Hade Robinson Talks Belles and Bright Colors
It’s his job to know Charlotte’s style. So we asked him: How do we look?
Nordstrom, launched in 1901 as a Seattle shoe store, has hundreds of stores across the United States. So we turned to a style expert from the SouthPark store to ask the question: How are Southern customers different from customers in other parts of the country?
Hade Robinson started in the men’s department at the store when it opened in 2004 and quickly developed a loyal client base. As his reputation for warmth, candor, and talent increased, so did his customers. In 2010, he became the personal stylist manager, leading a team of four full-time stylists.
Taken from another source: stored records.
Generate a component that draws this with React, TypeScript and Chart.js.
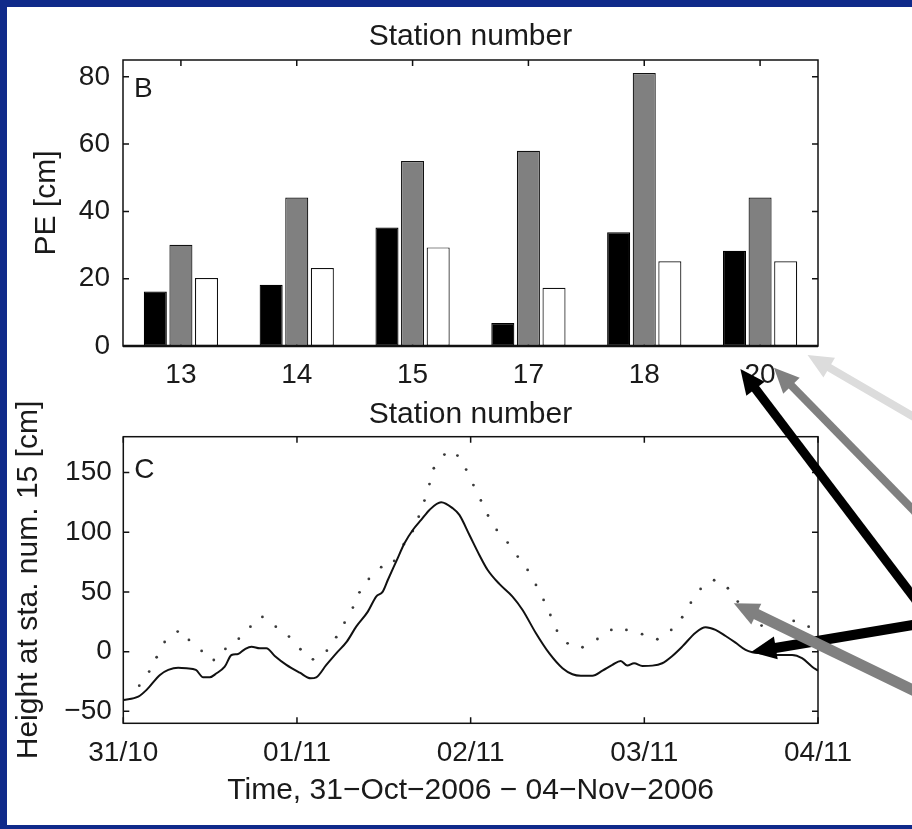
import React, { useEffect, useRef } from 'react';
import { Chart, registerables } from 'chart.js';
Chart.register(...registerables);

// ---------- Panel B : bar chart ----------
const stations = ['13', '14', '15', '17', '18', '20'];
const peBlack = [16.2, 18.2, 35.2, 6.8, 33.8, 28.3];
const peGray = [30.1, 44.1, 55.0, 58.0, 81.1, 44.1];
const peWhite = [20.2, 23.2, 29.3, 17.3, 25.2, 25.2];
const peTicks = [0, 20, 40, 60, 80];

// ---------- Panel C : time series ----------
const timeTicks = [0, 1, 2, 3, 4];
const timeLabels = ['31/10', '01/11', '02/11', '03/11', '04/11'];
const heightTicks = [-50, 0, 50, 100, 150];

const solidX = [0, 0.086, 0.134, 0.211, 0.259, 0.316, 0.364, 0.418, 0.46, 0.498, 0.537, 0.584, 0.623, 0.661, 0.699, 0.738, 0.786, 0.824, 0.872, 0.939, 1.016, 1.079, 1.111, 1.169, 1.226, 1.287, 1.341, 1.408, 1.456, 1.494, 1.523, 1.571, 1.619, 1.667, 1.715, 1.763, 1.83, 1.897, 1.935, 1.993, 2.05, 2.098, 2.165, 2.241, 2.299, 2.376, 2.452, 2.529, 2.586, 2.635, 2.701, 2.759, 2.816, 2.864, 2.902, 2.941, 2.989, 3.046, 3.103, 3.161, 3.218, 3.295, 3.353, 3.41, 3.468, 3.525, 3.583, 3.621, 3.678, 3.755, 3.851, 3.908, 3.966, 4.0];
const solidY = [-40.5, -37.7, -32, -19.5, -15.3, -13.4, -13.9, -15.3, -21.5, -21.5, -18.1, -12.6, -2.8, -1.9, 2, 4.2, 2.8, 2.8, -3.6, -11.1, -17.6, -22.3, -21.5, -11.1, -1.4, 8.4, 20.9, 33.5, 46.1, 50.3, 60, 75.4, 90.8, 101.9, 110.3, 118.7, 125.1, 120.1, 114.5, 97.7, 81, 68.4, 56.7, 46.1, 34.9, 15.4, -1.3, -13.9, -18.9, -20.1, -20.1, -15.9, -11.1, -7.8, -11.7, -9.7, -12, -11.7, -9.7, -3.6, 4.2, 15.9, 20.4, 18.2, 13.1, 7.5, 1.4, -0.5, -1.3, -2.8, -2.8, -5.5, -12.6, -16];

const dotX = [0.092, 0.149, 0.192, 0.238, 0.313, 0.378, 0.451, 0.521, 0.588, 0.665, 0.732, 0.801, 0.878, 0.954, 1.02, 1.092, 1.172, 1.226, 1.274, 1.322, 1.36, 1.414, 1.485, 1.56, 1.615, 1.667, 1.701, 1.734, 1.763, 1.788, 1.849, 1.924, 1.974, 2.016, 2.059, 2.1, 2.15, 2.213, 2.271, 2.328, 2.376, 2.42, 2.459, 2.497, 2.558, 2.644, 2.73, 2.81, 2.897, 2.987, 3.075, 3.155, 3.218, 3.268, 3.324, 3.402, 3.481, 3.538, 3.6, 3.675, 3.77, 3.86, 3.946];
const dotY = [-28.5, -16.7, -4.7, 8.1, 16.8, 9.8, 0.6, -7, 2.3, 10.9, 20.9, 29.1, 20.9, 12.6, 2, -6.4, 0.8, 12.1, 24.3, 36.9, 49.7, 60.9, 70.7, 76, 90, 101, 113, 126.5, 140.3, 153.6, 165, 164.2, 152.5, 139.5, 126.6, 114, 101.9, 91.3, 79.6, 68.4, 55.9, 43.3, 30.7, 17.6, 7, 3.7, 10.6, 18.2, 18.2, 14.6, 10.4, 18.2, 28.8, 41, 52.5, 59.8, 53.1, 41.9, 31, 21.8, 23, 25.7, 20.9];

// ---------- Annotation arrows (anchored in data coordinates) ----------
const arrowsB = [
  { tip: [5.41, -2.7], tail: [6.4, -22.5], color: '#dcdcdc', width: 8 },
  { tip: [5.12, -6.5], tail: [6.4, -51.5], color: '#808080', width: 8 },
  { tip: [4.83, -6.8], tail: [6.4, -78.0], color: '#000000', width: 9 },
];
const arrowsC = [
  { tip: [3.615, -0.3], tail: [4.6, 23.6], color: '#000000', width: 10 },
  { tip: [3.515, 40.5], tail: [4.6, -36.0], color: '#808080', width: 11 },
];

const FONT = "'Liberation Sans', Arial, Helvetica, sans-serif";
const TXT = '#1a1a1a';
const NAVY = '#102a8a';

const W = 912;
const B_TOP = 0, B_H = 436;
const C_TOP = 395, C_H = 434;

const framePlugin = {
  id: 'frame',
  beforeDatasetsDraw(chart: any, _a: any, opts: any) {
    const { ctx, chartArea: a } = chart;
    const xs = chart.scales.x, ys = chart.scales.y;
    const tl = 6;
    ctx.save();
    ctx.strokeStyle = '#111';
    ctx.lineWidth = 1.5;
    ctx.beginPath();
    xs.ticks.forEach((_t: any, i: number) => {
      const p = xs.getPixelForTick(i);
      ctx.moveTo(p, a.bottom); ctx.lineTo(p, a.bottom - tl);
      ctx.moveTo(p, a.top); ctx.lineTo(p, a.top + tl);
    });
    ys.ticks.forEach((_t: any, i: number) => {
      const p = ys.getPixelForTick(i);
      ctx.moveTo(a.left, p); ctx.lineTo(a.left + tl, p);
      ctx.moveTo(a.right, p); ctx.lineTo(a.right - tl, p);
    });
    ctx.stroke();
    ctx.strokeRect(a.left, a.top, a.right - a.left, a.bottom - a.top);
    if (opts.label) {
      ctx.fillStyle = TXT;
      ctx.font = `28px ${FONT}`;
      ctx.textBaseline = 'alphabetic';
      ctx.textAlign = 'left';
      ctx.fillText(opts.label, a.left + 11, a.top + opts.labelDy);
    }
    ctx.restore();
  },
  afterDatasetsDraw(chart: any, _a: any, opts: any) {
    if (!opts.baseWidth) return;
    const { ctx, chartArea: a } = chart;
    ctx.save();
    ctx.strokeStyle = '#111';
    ctx.lineWidth = opts.baseWidth;
    ctx.beginPath();
    ctx.moveTo(a.left, a.bottom); ctx.lineTo(a.right, a.bottom);
    ctx.stroke();
    ctx.restore();
  },
};

function drawArrow(ctx: CanvasRenderingContext2D, x1: number, y1: number, x2: number, y2: number, color: string, w: number) {
  const headLen = 25, headW = 23;
  const ang = Math.atan2(y2 - y1, x2 - x1);
  const c = Math.cos(ang), s = Math.sin(ang);
  const bx = x2 - headLen * c, by = y2 - headLen * s;
  ctx.strokeStyle = color;
  ctx.fillStyle = color;
  ctx.lineWidth = w;
  ctx.lineCap = 'butt';
  ctx.beginPath();
  ctx.moveTo(x1, y1);
  ctx.lineTo(bx + 2 * c, by + 2 * s);
  ctx.stroke();
  ctx.beginPath();
  ctx.moveTo(x2, y2);
  ctx.lineTo(bx + (headW / 2) * s, by - (headW / 2) * c);
  ctx.lineTo(bx - (headW / 2) * s, by + (headW / 2) * c);
  ctx.closePath();
  ctx.fill();
}

export default function App() {
  const refB = useRef<HTMLCanvasElement>(null);
  const refC = useRef<HTMLCanvasElement>(null);
  const refO = useRef<HTMLCanvasElement>(null);

  useEffect(() => {
    const tickFont = { family: FONT, size: 28, weight: 'normal' as const };
    const labFont = { family: FONT, size: 30, weight: 'normal' as const };

    const chartB = new Chart(refB.current as HTMLCanvasElement, {
      type: 'bar',
      data: {
        labels: stations,
        datasets: [
          { data: peBlack, backgroundColor: '#000000', borderColor: '#000000', borderWidth: 1.2, borderSkipped: false },
          { data: peGray, backgroundColor: '#808080', borderColor: '#111111', borderWidth: 1.2, borderSkipped: false },
          { data: peWhite, backgroundColor: '#ffffff', borderColor: '#111111', borderWidth: 1.2, borderSkipped: false },
        ],
      },
      options: {
        animation: false,
        responsive: false,
        devicePixelRatio: 1,
        events: [],
        datasets: { bar: { categoryPercentage: 0.663, barPercentage: 0.9 } },
        layout: { padding: { left: 0, right: 94, top: 0, bottom: 0 } },
        plugins: {
          legend: { display: false },
          tooltip: { enabled: false },
          title: {
            display: true,
            fullSize: false,
            text: 'Station number',
            font: labFont,
            color: TXT,
            padding: { top: 18.5, bottom: 5.5 },
          },
          frame: { label: 'B', labelDy: 37, baseWidth: 2.5 },
        } as any,
        scales: {
          x: {
            type: 'category',
            offset: true,
            grid: { display: false, drawTicks: false },
            border: { display: false },
            ticks: { font: tickFont, color: TXT, padding: 12, maxRotation: 0 },
            title: { display: true, text: 'Station number', font: labFont, color: TXT, padding: { top: 0, bottom: 3.2 } },
            afterFit: (s: any) => { s.height = B_H - 346; },
          },
          y: {
            type: 'linear',
            min: 0,
            max: 85,
            grid: { display: false, drawTicks: false },
            border: { display: false },
            ticks: { font: tickFont, color: TXT, padding: 13 },
            afterBuildTicks: (s: any) => { s.ticks = peTicks.map((v) => ({ value: v })); },
            title: { display: true, text: 'PE [cm]', font: labFont, color: TXT, padding: { top: 29, bottom: 0 } },
            afterFit: (s: any) => { s.width = 123; },
          },
        },
      },
      plugins: [framePlugin],
    } as any);

    const chartC = new Chart(refC.current as HTMLCanvasElement, {
      type: 'line',
      data: {
        datasets: [
          {
            data: solidX.map((x, i) => ({ x, y: solidY[i] })),
            borderColor: '#111111',
            borderWidth: 2,
            pointRadius: 0,
            cubicInterpolationMode: 'monotone',
            fill: false,
          },
          {
            data: dotX.map((x, i) => ({ x, y: dotY[i] })),
            showLine: false,
            pointRadius: 1.4,
            pointBorderWidth: 0,
            pointBackgroundColor: '#3a3a3a',
            borderColor: '#3a3a3a',
          },
        ],
      },
      options: {
        animation: false,
        responsive: false,
        devicePixelRatio: 1,
        events: [],
        layout: { padding: { left: 0, right: 94, top: 41.7, bottom: 0 } },
        plugins: {
          legend: { display: false },
          tooltip: { enabled: false },
          frame: { label: 'C', labelDy: 41.6 },
        } as any,
        scales: {
          x: {
            type: 'linear',
            min: 0,
            max: 4,
            grid: { display: false, drawTicks: false },
            border: { display: false },
            afterBuildTicks: (s: any) => { s.ticks = timeTicks.map((v) => ({ value: v })); },
            ticks: {
              font: tickFont, color: TXT, padding: 13.5, maxRotation: 0, autoSkip: false,
              callback: (v: any) => timeLabels[timeTicks.indexOf(Number(v))] ?? '',
            },
            title: { display: true, text: 'Time, 31\u2212Oct\u22122006 \u2212 04\u2212Nov\u22122006', font: labFont, color: TXT, padding: { top: 0, bottom: 20.5 } },
            afterFit: (s: any) => { s.height = C_H - (723.3 - C_TOP); },
          },
          y: {
            type: 'linear',
            min: -60,
            max: 180,
            grid: { display: false, drawTicks: false },
            border: { display: false },
            afterBuildTicks: (s: any) => { s.ticks = heightTicks.map((v) => ({ value: v })); },
            ticks: {
              font: tickFont, color: TXT, padding: 11.5,
              callback: (v: any) => String(v).replace('-', '\u2212'),
            },
            title: { display: true, text: 'Height at sta. num. 15 [cm]', font: labFont, color: TXT, padding: { top: 11, bottom: 0 } },
            afterFit: (s: any) => { s.width = 123.3; },
          },
        },
      },
      plugins: [framePlugin],
    } as any);

    // overlay arrows
    const oc = refO.current as HTMLCanvasElement;
    const ctx = oc.getContext('2d') as CanvasRenderingContext2D;
    ctx.clearRect(0, 0, oc.width, oc.height);
    const pxB = (p: number[]) => [chartB.scales.x.getPixelForValue(p[0]), chartB.scales.y.getPixelForValue(p[1]) + B_TOP];
    const pxC = (p: number[]) => [chartC.scales.x.getPixelForValue(p[0]), chartC.scales.y.getPixelForValue(p[1]) + C_TOP];
    arrowsB.forEach((a) => {
      const [tx, ty] = pxB(a.tip); const [sx, sy] = pxB(a.tail);
      drawArrow(ctx, sx, sy, tx, ty, a.color, a.width);
    });
    arrowsC.forEach((a) => {
      const [tx, ty] = pxC(a.tip); const [sx, sy] = pxC(a.tail);
      drawArrow(ctx, sx, sy, tx, ty, a.color, a.width);
    });

    return () => {
      chartB.destroy();
      chartC.destroy();
    };
  }, []);

  return (
    <div style={{ position: 'fixed', left: 0, top: 0, width: W, height: 829, background: NAVY, overflow: 'hidden' }}>
      <div style={{ position: 'absolute', left: 7, top: 7, width: W - 7, height: 818, background: '#ffffff' }} />
      <canvas ref={refB} width={W} height={B_H} style={{ position: 'absolute', left: 0, top: B_TOP, width: W, height: B_H }} />
      <canvas ref={refC} width={W} height={C_H} style={{ position: 'absolute', left: 0, top: C_TOP, width: W, height: C_H }} />
      <canvas ref={refO} width={W} height={829} style={{ position: 'absolute', left: 0, top: 0, width: W, height: 829, pointerEvents: 'none' }} />
    </div>
  );
}
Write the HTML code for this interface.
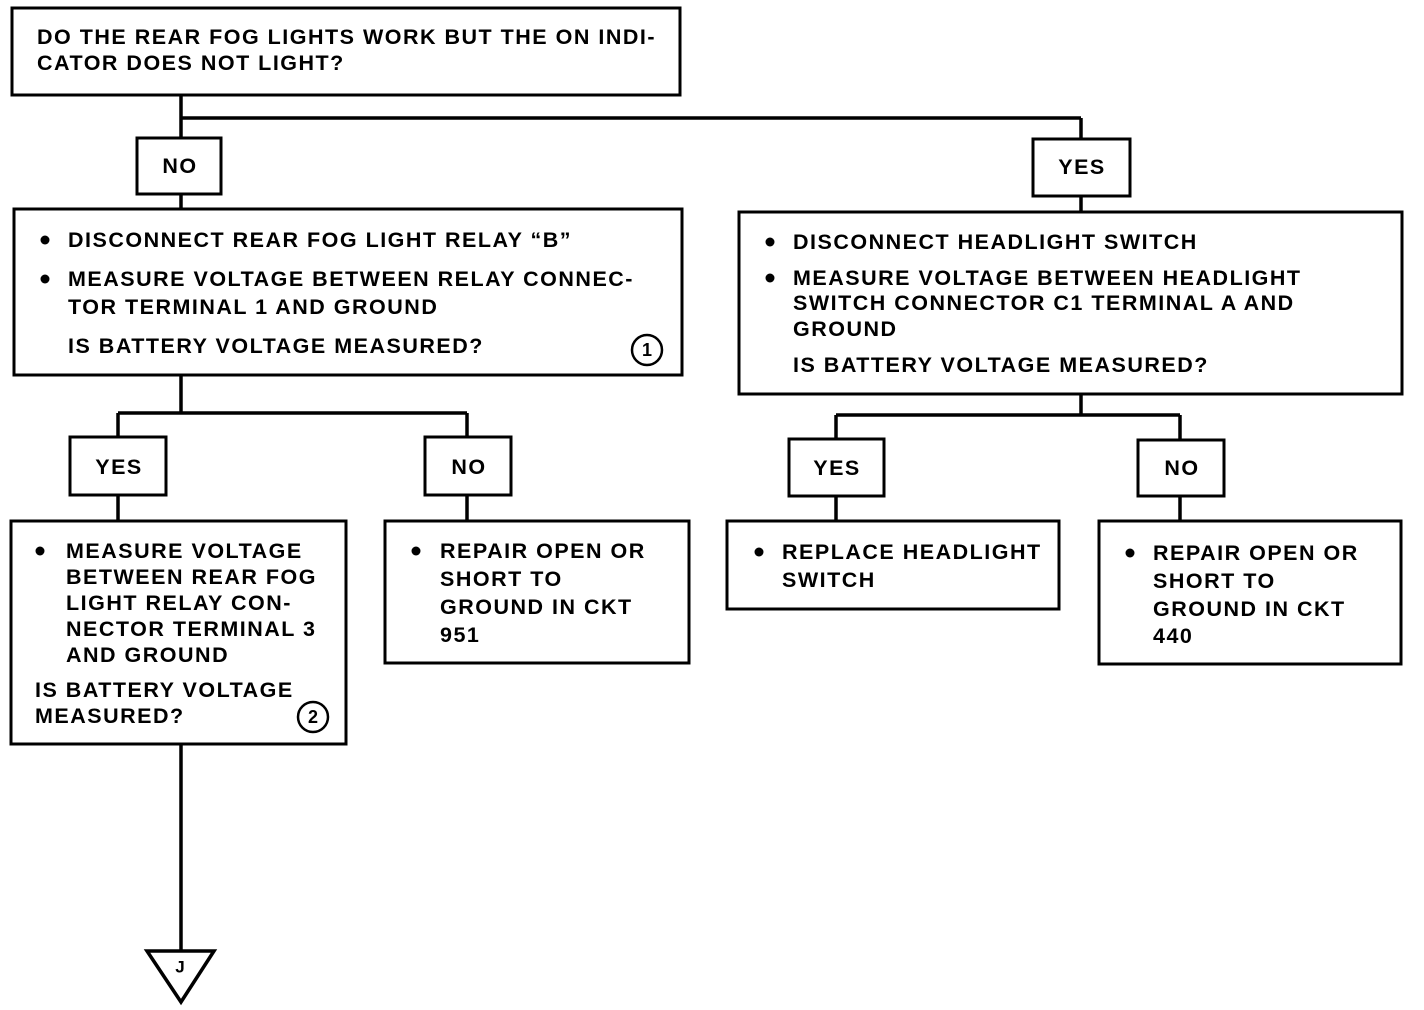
<!DOCTYPE html>
<html><head><meta charset="utf-8"><style>
html,body{margin:0;padding:0;background:#fff;}
svg{display:block}
text{font-family:"Liberation Sans",Arial,sans-serif;font-weight:bold;font-size:21.5px;letter-spacing:1.5px;fill:#000;dominant-baseline:central}
text.c{letter-spacing:0}
rect{fill:#fff;stroke:#000;stroke-width:3}
line,path{stroke:#000;stroke-width:3.5;fill:none}
circle.b{fill:#000;stroke:none}
circle.n{fill:#fff;stroke:#000;stroke-width:2.5}
</style></head><body>
<svg width="1424" height="1010" viewBox="0 0 1424 1010" xmlns="http://www.w3.org/2000/svg">
<line x1="181" y1="95" x2="181" y2="209"/>
<line x1="181" y1="118" x2="1081" y2="118"/>
<line x1="1081" y1="118" x2="1081" y2="212"/>
<line x1="181" y1="375" x2="181" y2="413"/>
<line x1="118" y1="413" x2="467" y2="413"/>
<line x1="118" y1="413" x2="118" y2="521"/>
<line x1="467" y1="413" x2="467" y2="521"/>
<line x1="1081" y1="394" x2="1081" y2="415"/>
<line x1="836" y1="415" x2="1180" y2="415"/>
<line x1="836" y1="415" x2="836" y2="521"/>
<line x1="1180" y1="415" x2="1180" y2="521"/>
<line x1="181" y1="744" x2="181" y2="950"/>
<path d="M147 951 L214 951 L181 1002 Z"/>
<text class="c" x="180" y="967" style="font-size:17px" text-anchor="middle">J</text>

<rect x="12" y="8" width="668" height="87"/>
<text x="37" y="37">DO THE REAR FOG LIGHTS WORK BUT THE ON INDI-</text>
<text x="37" y="63">CATOR DOES NOT LIGHT?</text>

<rect x="137" y="138" width="84" height="56"/>
<text x="180" y="166" text-anchor="middle">NO</text>
<rect x="1033" y="139" width="97" height="57"/>
<text x="1082" y="167" text-anchor="middle">YES</text>

<rect x="14" y="209" width="668" height="166"/>
<circle class="b" cx="45" cy="240" r="4.5"/>
<text x="68" y="240">DISCONNECT REAR FOG LIGHT RELAY “B”</text>
<circle class="b" cx="45" cy="279" r="4.5"/>
<text x="68" y="279">MEASURE VOLTAGE BETWEEN RELAY CONNEC-</text>
<text x="68" y="307">TOR TERMINAL 1 AND GROUND</text>
<text x="68" y="346">IS BATTERY VOLTAGE MEASURED?</text>
<circle class="n" cx="647" cy="350" r="15"/>
<text class="c" x="647" y="350" style="font-size:18px" text-anchor="middle">1</text>

<rect x="739" y="212" width="663" height="182"/>
<circle class="b" cx="770" cy="242" r="4.5"/>
<text x="793" y="242">DISCONNECT HEADLIGHT SWITCH</text>
<circle class="b" cx="770" cy="278" r="4.5"/>
<text x="793" y="278">MEASURE VOLTAGE BETWEEN HEADLIGHT</text>
<text x="793" y="303">SWITCH CONNECTOR C1 TERMINAL A AND</text>
<text x="793" y="329">GROUND</text>
<text x="793" y="365">IS BATTERY VOLTAGE MEASURED?</text>

<rect x="70" y="437" width="96" height="58"/>
<text x="119" y="467" text-anchor="middle">YES</text>
<rect x="425" y="437" width="86" height="58"/>
<text x="469" y="467" text-anchor="middle">NO</text>
<rect x="789" y="439" width="95" height="57"/>
<text x="837" y="468" text-anchor="middle">YES</text>
<rect x="1138" y="440" width="86" height="56"/>
<text x="1182" y="468" text-anchor="middle">NO</text>

<rect x="11" y="521" width="335" height="223"/>
<circle class="b" cx="40" cy="551" r="4.5"/>
<text x="66" y="551">MEASURE VOLTAGE</text>
<text x="66" y="577">BETWEEN REAR FOG</text>
<text x="66" y="603">LIGHT RELAY CON-</text>
<text x="66" y="629">NECTOR TERMINAL 3</text>
<text x="66" y="655">AND GROUND</text>
<text x="35" y="690">IS BATTERY VOLTAGE</text>
<text x="35" y="716">MEASURED?</text>
<circle class="n" cx="313" cy="717" r="15"/>
<text class="c" x="313" y="717" style="font-size:18px" text-anchor="middle">2</text>

<rect x="385" y="521" width="304" height="142"/>
<circle class="b" cx="416" cy="551" r="4.5"/>
<text x="440" y="551">REPAIR OPEN OR</text>
<text x="440" y="579">SHORT TO</text>
<text x="440" y="607">GROUND IN CKT</text>
<text x="440" y="635">951</text>

<rect x="727" y="521" width="332" height="88"/>
<circle class="b" cx="759" cy="552" r="4.5"/>
<text x="782" y="552">REPLACE HEADLIGHT</text>
<text x="782" y="580">SWITCH</text>

<rect x="1099" y="521" width="302" height="143"/>
<circle class="b" cx="1130" cy="553" r="4.5"/>
<text x="1153" y="553">REPAIR OPEN OR</text>
<text x="1153" y="581">SHORT TO</text>
<text x="1153" y="609">GROUND IN CKT</text>
<text x="1153" y="636">440</text>
</svg>
</body></html>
In four years, the team has grown to 13 stylists.
Originally from Pageland, South Carolina, Robinson, 47, earned a bachelor’s degree in television communication at Winthrop University with a minor in fashion merchandising and interior design—you may have seen him dishing advice on WCNC’s “Charlotte Today” show.
CM: Nordstrom has stores throughout the United States. How would you describe the Charlotte market?
HR: The Charlotte market, as I see it, falls into two categories: professional and casual. We are a banking city, and the business professional look is still the law of the land. As for the casual group, so many folks—women especially—don’t have to work. They are stay-at-home moms, trust-fund families, or just wealthy. Working a regular job is something they don’t have to do.
CM: Are certain types of clothing important to Charlotte women?
HR: Women in Charlotte love dresses. This is the heart of the Bible Belt. Besides church, this is a community of women who lunch and go to galas galore—which wraps up to be the true Southern belle.
CM: In our market, is color popular? What about color versus neutrals?
HR: This is not New York City, where black and gray rule. Southern women love color, hence Lilly Pulitzer, Tory Burch, Kate Spade—all have stores in the mall.
CM: In terms of jewelry, what distinguishes the Southern woman?
HR: Women in the Charlotte market wear more real jewelry than the costume stuff. If a woman puts aside her diamonds, pearls, and gold, then she tends to wear David Yurman, John Hardy, and some solid sterling silver—of course, all with the enhancements of the diamonds and other precious stones.
CM: Are there store events that are especially popular at the Charlotte Nordstrom, such as trunk shows or beauty events?
HR: Any type of store event is always popular; it’s something to do! This is a city that loves its events. There are so many galas, balls, parties—having in-store events adds to the social calendars in this city. Besides, any reason to dress up makes it fun!
CM: If you divide up your business, how much are you working with women, how much with men?
HR: I currently have on my team 13 full-time stylists, three stylists in training, and an assistant personal stylist manager. Our business right now is divided about 50-50. Just as many men come in and use our services as women. And I think men love the service because they don’t have to roam around the store—they don’t have a lot of time. Men are very decisive. They know what they want, when they want it, and they’re done. They just want someone to tell them what to wear.
CM: What other insights can you offer about the Southern customer?
HR: We like to look good. Our grandmother [or] our mom would say, “Always leave home with clean underwear,” but I think it’s beyond that—we just want to look our best. You never know who you’re going to meet. We’ve just been raised to always look like ladies and gentlemen when we leave home. I don’t care if you’re going to the mall, going to the grocery store—you still want to look your best. Women might have on their yoga outfits or workout clothes, but their hair is done and their face is done.
This interview was edited for length and clarity.